The Royal Swedish Academy of Sciences has awarded the 2023 Physics Nobel Prize to Pierre Agostini, Ferenc Krausz and Anne L’Huillier “for experimental methods that generate attosecond pulses of light for the study of electron dynamics in matter.” These pulses help study the super-fast movements of electrons inside atoms.
- The awarded scientists have successfully produced light pulses so short they’re measured in attoseconds.
- An attosecond is a quintillionth of a second, as brief as one second to the entire age of the Universe.
- These ultrafast pulses act like a high-speed shutter, enabling the study of electron behavior.
- Electrons move incredibly fast, in billionths of a second, and so, appeared as blurs in advanced microscopes before these breakthroughs.
- Eva Olsson, chair of the Nobel Committee for Physics, stated that this opens the door to understanding electron-governed mechanisms.
- Attosecond physics sharpens our focus on crucial processes within atoms and molecules.
- This development may lead to the creation of more precise electron microscopes, faster electronics, and early-stage disease diagnostic tests.
- Prof L’Huillier, based at Lund University, is the fifth woman to win a physics Nobel.
- The three winners employed precision lasers to generate incredibly brief bursts of light. Professor L’Huillier, from Lund University in Sweden, made a remarkable discovery regarding the interaction of laser light with atoms in a gas. Professors Agostini from Ohio State University and Krausz from the Max Planck Institute of Quantum Optics in Germany then demonstrated the practical application of this discovery by producing even shorter pulses of light than were previously attainable.

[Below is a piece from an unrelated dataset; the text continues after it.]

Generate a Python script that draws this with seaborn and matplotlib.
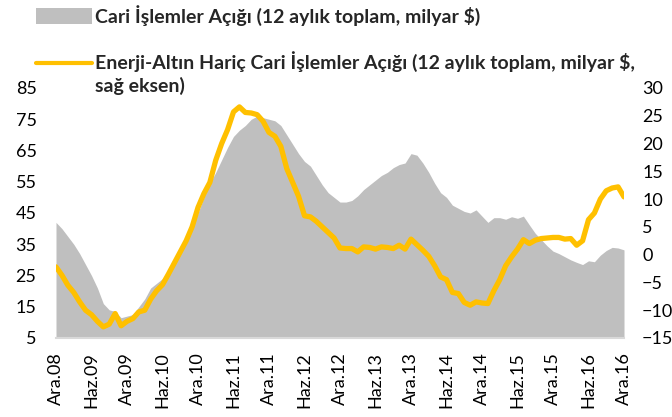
import numpy as np
import pandas as pd
import seaborn as sns
import matplotlib.pyplot as plt
from matplotlib.patches import Rectangle
from matplotlib.lines import Line2D

# months from Ara.08 (Dec 2008) to Ara.16 (Dec 2016)
tick_labels = ["Ara.08", "Haz.09", "Ara.09", "Haz.10", "Ara.10", "Haz.11", "Ara.11",
               "Haz.12", "Ara.12", "Haz.13", "Ara.13", "Haz.14", "Ara.14", "Haz.15",
               "Ara.15", "Haz.16", "Ara.16"]

# current account deficit, 12m sum, bn $ (left axis)
cari = [42, 40, 37.5, 35, 32, 28.5, 25, 21, 16, 14, 13.5, 11.5, 12, 12.5, 15, 17.5,
        21, 22.5, 24, 26.5, 30, 33, 36.5, 40, 45, 50, 54.5, 58, 62, 66, 69.5, 71.5,
        73, 75, 76, 75.5, 75, 74.5, 73, 70, 67, 64, 61.5, 60, 57, 54, 51.5, 50,
        48.5, 48.5, 49, 50.5, 52.5, 54, 55.5, 57, 58, 59.5, 60.5, 61, 64, 63.5, 61, 58,
        54.5, 51.5, 50, 47.5, 46.5, 45.5, 45, 46, 44, 42, 43.5, 43.5, 43, 43.8, 43.3, 44,
        41.2, 38.5, 36.5, 34.5, 32.8, 32, 31, 30, 29.2, 28.5, 29.7, 29.4, 31.5, 33, 34, 33.8,
        33.2]

# energy & gold excluded current account deficit, 12m sum, bn $ (right axis)
enerji = [-2.2, -3.7, -5.5, -6.8, -8.5, -10, -10.8, -12, -13, -12.5, -10.6, -12.8, -12, -11.5,
          -10.3, -10, -8, -6.5, -5.4, -3.5, -1.5, 0.5, 2.5, 5, 8.5, 11, 13, 17, 20, 22.5,
          25.7, 26.6, 25.6, 25.5, 25.2, 24, 22, 21.3, 19.5, 15.5, 13, 10.5, 7, 6.8, 6, 5,
          4, 3, 1.2, 1.1, 1.1, 0.5, 1.4, 1.3, 1, 1.4, 1.3, 1.1, 1.7, 1, 2.8, 1.8, 0.8, -0.3,
          -2, -4, -4.5, -6.8, -7, -8.6, -9.1, -8.5, -8.7, -8.8, -6.5, -4.5, -2, -0.4, 1, 2.7,
          2, 2.6, 2.9, 3, 3.1, 3.1, 2.8, 2.9, 1.7, 2.5, 6.3, 7.5, 10, 11.5, 12, 12.2, 10.4]

label_cari = "Cari İşlemler Açığı (12 aylık toplam, milyar $)"
label_enerji = "Enerji-Altın Hariç Cari İşlemler Açığı (12 aylık toplam, milyar $,\nsağ eksen)"

df = pd.DataFrame({"ay": np.arange(len(cari)), "cari": cari, "enerji": enerji})

GRAY = "#BFBFBF"
GOLD = "#FFC000"

sns.set_style("white")
plt.rcParams["font.family"] = ["Lato", "DejaVu Sans"]

W, H = 672, 417
fig = plt.figure(figsize=(W / 100, H / 100), dpi=100)
ax = fig.add_axes([56 / W, 1 - 338 / H, 568 / W, 250 / H])

ax.fill_between(df.ay, 5, df.cari, color=GRAY, linewidth=0)
ax.set_ylim(5, 85)
ax.set_yticks(range(5, 86, 10))
ax.set_xlim(0, len(cari) - 1)
ax.set_xticks(range(0, len(cari), 6))
ax.set_xticklabels(tick_labels, rotation=90)

ax2 = ax.twinx()
sns.lineplot(data=df, x="ay", y="enerji", ax=ax2, color=GOLD, linewidth=3.8)
ax2.set_ylim(-15, 30)
ax2.set_yticks(range(-15, 31, 5))
ax2.set_xlabel("")
ax2.set_ylabel("")
ax.set_xlabel("")

for a in (ax, ax2):
    for s in a.spines.values():
        s.set_visible(False)
    a.tick_params(length=0, labelsize=13, colors="black")
ax.tick_params(axis="y", pad=14)
ax.tick_params(axis="x", pad=10)
ax2.tick_params(axis="y", pad=13)
ax.spines["bottom"].set_visible(True)
ax.spines["bottom"].set_color("#D9D9D9")
ax.spines["bottom"].set_linewidth(1.5)

# legend drawn at the top of the figure
fig.patches.append(Rectangle((36 / W, 1 - 24 / H), 56 / W, 16 / H, transform=fig.transFigure,
                             facecolor=GRAY, edgecolor="none"))
fig.lines.append(Line2D([36 / W, 92 / W], [1 - 63 / H] * 2, transform=fig.transFigure,
                        color=GOLD, linewidth=3))
fig.text(95 / W, 1 - 16 / H, label_cari, va="center", ha="left", fontsize=14, fontweight="bold")
fig.text(95 / W, 1 - 51 / H, label_enerji, va="top", ha="left", fontsize=14,
         fontweight="bold", linespacing=1.3)

fig.savefig("out.png", dpi=100)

Previous Winners Of The Nobel Prize In Physics
- 2022 – Alain Aspect, American John Clauser and Austrian Anton Zeilinger for research into quantum mechanics – the science that describes nature at the smallest scales;
- 2021 – Syukuro Manabe, Klaus Hasselmann and Giorgio Parisi were given the prize for advancing our understanding of complex systems, such as Earth’s climate;
- 2020 – Sir Roger Penrose, Reinhard Genzel and Andrea Ghez received the prize for their work on the nature of black holes;
- 2019 – James Peebles, Michel Mayor and Didier Queloz shared the prize for ground-breaking discoveries about the Universe;
- 2018 – Donna Strickland, Arthur Ashkin and Gerard Mourou were awarded the prize for their discoveries in the field of laser physics.